TASK PROMPT -
Can you transcribe every line exactly and leave the pictures behind?
****************
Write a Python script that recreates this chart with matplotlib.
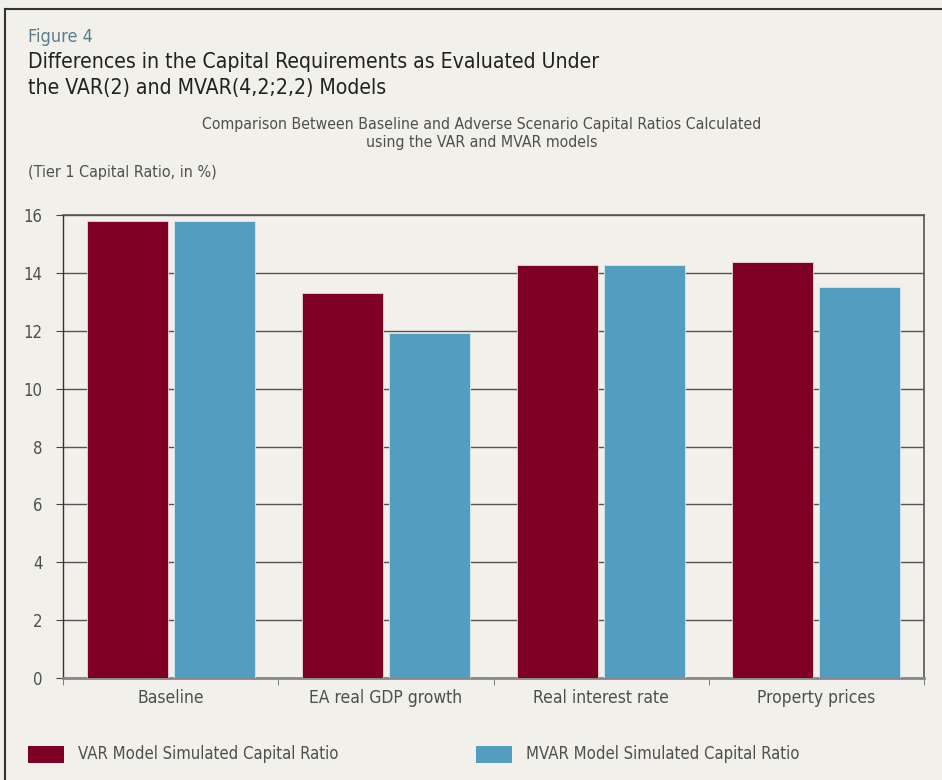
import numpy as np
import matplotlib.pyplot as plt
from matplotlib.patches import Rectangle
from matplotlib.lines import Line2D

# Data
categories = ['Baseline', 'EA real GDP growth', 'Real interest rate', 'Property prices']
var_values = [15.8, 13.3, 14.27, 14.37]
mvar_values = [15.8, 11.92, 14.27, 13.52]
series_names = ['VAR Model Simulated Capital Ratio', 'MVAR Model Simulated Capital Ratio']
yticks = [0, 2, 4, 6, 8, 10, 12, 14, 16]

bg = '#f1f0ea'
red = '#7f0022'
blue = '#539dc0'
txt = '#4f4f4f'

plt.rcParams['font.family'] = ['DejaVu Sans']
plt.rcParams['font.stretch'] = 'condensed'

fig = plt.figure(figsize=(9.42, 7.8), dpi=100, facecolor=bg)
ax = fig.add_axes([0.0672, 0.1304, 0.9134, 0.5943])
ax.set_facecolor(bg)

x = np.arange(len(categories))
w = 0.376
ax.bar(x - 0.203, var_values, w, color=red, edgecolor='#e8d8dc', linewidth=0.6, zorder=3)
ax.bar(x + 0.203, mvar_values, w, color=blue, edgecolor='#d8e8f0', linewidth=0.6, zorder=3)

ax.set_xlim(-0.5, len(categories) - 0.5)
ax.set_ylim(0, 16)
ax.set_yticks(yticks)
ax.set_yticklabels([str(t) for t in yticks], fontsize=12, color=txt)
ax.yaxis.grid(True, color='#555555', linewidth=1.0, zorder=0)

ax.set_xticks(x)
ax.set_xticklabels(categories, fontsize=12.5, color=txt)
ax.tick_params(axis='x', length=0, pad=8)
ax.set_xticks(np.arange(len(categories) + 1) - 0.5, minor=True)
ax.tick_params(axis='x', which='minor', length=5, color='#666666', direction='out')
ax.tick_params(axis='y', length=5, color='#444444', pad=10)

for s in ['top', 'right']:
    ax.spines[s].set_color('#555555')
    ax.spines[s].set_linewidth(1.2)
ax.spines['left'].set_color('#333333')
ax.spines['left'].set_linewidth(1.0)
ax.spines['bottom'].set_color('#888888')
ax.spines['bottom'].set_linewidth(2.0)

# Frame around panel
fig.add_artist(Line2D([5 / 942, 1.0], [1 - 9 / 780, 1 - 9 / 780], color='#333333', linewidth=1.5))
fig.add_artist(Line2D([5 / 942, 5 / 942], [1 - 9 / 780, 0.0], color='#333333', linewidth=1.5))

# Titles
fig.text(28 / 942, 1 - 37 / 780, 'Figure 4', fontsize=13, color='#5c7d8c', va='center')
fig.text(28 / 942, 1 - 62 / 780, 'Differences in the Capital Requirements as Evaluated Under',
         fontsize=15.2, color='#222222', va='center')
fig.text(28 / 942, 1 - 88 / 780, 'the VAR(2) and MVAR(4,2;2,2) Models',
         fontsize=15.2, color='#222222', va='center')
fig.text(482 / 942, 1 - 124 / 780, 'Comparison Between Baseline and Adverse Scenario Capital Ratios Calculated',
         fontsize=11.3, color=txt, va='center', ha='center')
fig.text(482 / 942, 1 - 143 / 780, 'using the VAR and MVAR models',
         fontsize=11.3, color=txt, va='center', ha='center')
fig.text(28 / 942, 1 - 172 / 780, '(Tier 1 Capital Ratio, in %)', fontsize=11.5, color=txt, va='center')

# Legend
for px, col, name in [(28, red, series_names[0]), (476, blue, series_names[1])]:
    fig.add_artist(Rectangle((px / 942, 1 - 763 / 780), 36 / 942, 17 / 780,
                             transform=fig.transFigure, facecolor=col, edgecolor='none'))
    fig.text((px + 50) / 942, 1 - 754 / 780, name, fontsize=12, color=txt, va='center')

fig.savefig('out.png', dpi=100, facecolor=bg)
****************
SOLUTION FOR THIS PROBLEM -
Write a Python script that recreates this chart with matplotlib.
import numpy as np
import matplotlib.pyplot as plt
from matplotlib.patches import Rectangle
from matplotlib.lines import Line2D

# Data
categories = ['Baseline', 'EA real GDP growth', 'Real interest rate', 'Property prices']
var_values = [15.8, 13.3, 14.27, 14.37]
mvar_values = [15.8, 11.92, 14.27, 13.52]
series_names = ['VAR Model Simulated Capital Ratio', 'MVAR Model Simulated Capital Ratio']
yticks = [0, 2, 4, 6, 8, 10, 12, 14, 16]

bg = '#f1f0ea'
red = '#7f0022'
blue = '#539dc0'
txt = '#4f4f4f'

plt.rcParams['font.family'] = ['DejaVu Sans']
plt.rcParams['font.stretch'] = 'condensed'

fig = plt.figure(figsize=(9.42, 7.8), dpi=100, facecolor=bg)
ax = fig.add_axes([0.0672, 0.1304, 0.9134, 0.5943])
ax.set_facecolor(bg)

x = np.arange(len(categories))
w = 0.376
ax.bar(x - 0.203, var_values, w, color=red, edgecolor='#e8d8dc', linewidth=0.6, zorder=3)
ax.bar(x + 0.203, mvar_values, w, color=blue, edgecolor='#d8e8f0', linewidth=0.6, zorder=3)

ax.set_xlim(-0.5, len(categories) - 0.5)
ax.set_ylim(0, 16)
ax.set_yticks(yticks)
ax.set_yticklabels([str(t) for t in yticks], fontsize=12, color=txt)
ax.yaxis.grid(True, color='#555555', linewidth=1.0, zorder=0)

ax.set_xticks(x)
ax.set_xticklabels(categories, fontsize=12.5, color=txt)
ax.tick_params(axis='x', length=0, pad=8)
ax.set_xticks(np.arange(len(categories) + 1) - 0.5, minor=True)
ax.tick_params(axis='x', which='minor', length=5, color='#666666', direction='out')
ax.tick_params(axis='y', length=5, color='#444444', pad=10)

for s in ['top', 'right']:
    ax.spines[s].set_color('#555555')
    ax.spines[s].set_linewidth(1.2)
ax.spines['left'].set_color('#333333')
ax.spines['left'].set_linewidth(1.0)
ax.spines['bottom'].set_color('#888888')
ax.spines['bottom'].set_linewidth(2.0)

# Frame around panel
fig.add_artist(Line2D([5 / 942, 1.0], [1 - 9 / 780, 1 - 9 / 780], color='#333333', linewidth=1.5))
fig.add_artist(Line2D([5 / 942, 5 / 942], [1 - 9 / 780, 0.0], color='#333333', linewidth=1.5))

# Titles
fig.text(28 / 942, 1 - 37 / 780, 'Figure 4', fontsize=13, color='#5c7d8c', va='center')
fig.text(28 / 942, 1 - 62 / 780, 'Differences in the Capital Requirements as Evaluated Under',
         fontsize=15.2, color='#222222', va='center')
fig.text(28 / 942, 1 - 88 / 780, 'the VAR(2) and MVAR(4,2;2,2) Models',
         fontsize=15.2, color='#222222', va='center')
fig.text(482 / 942, 1 - 124 / 780, 'Comparison Between Baseline and Adverse Scenario Capital Ratios Calculated',
         fontsize=11.3, color=txt, va='center', ha='center')
fig.text(482 / 942, 1 - 143 / 780, 'using the VAR and MVAR models',
         fontsize=11.3, color=txt, va='center', ha='center')
fig.text(28 / 942, 1 - 172 / 780, '(Tier 1 Capital Ratio, in %)', fontsize=11.5, color=txt, va='center')

# Legend
for px, col, name in [(28, red, series_names[0]), (476, blue, series_names[1])]:
    fig.add_artist(Rectangle((px / 942, 1 - 763 / 780), 36 / 942, 17 / 780,
                             transform=fig.transFigure, facecolor=col, edgecolor='none'))
    fig.text((px + 50) / 942, 1 - 754 / 780, name, fontsize=12, color=txt, va='center')

fig.savefig('out.png', dpi=100, facecolor=bg)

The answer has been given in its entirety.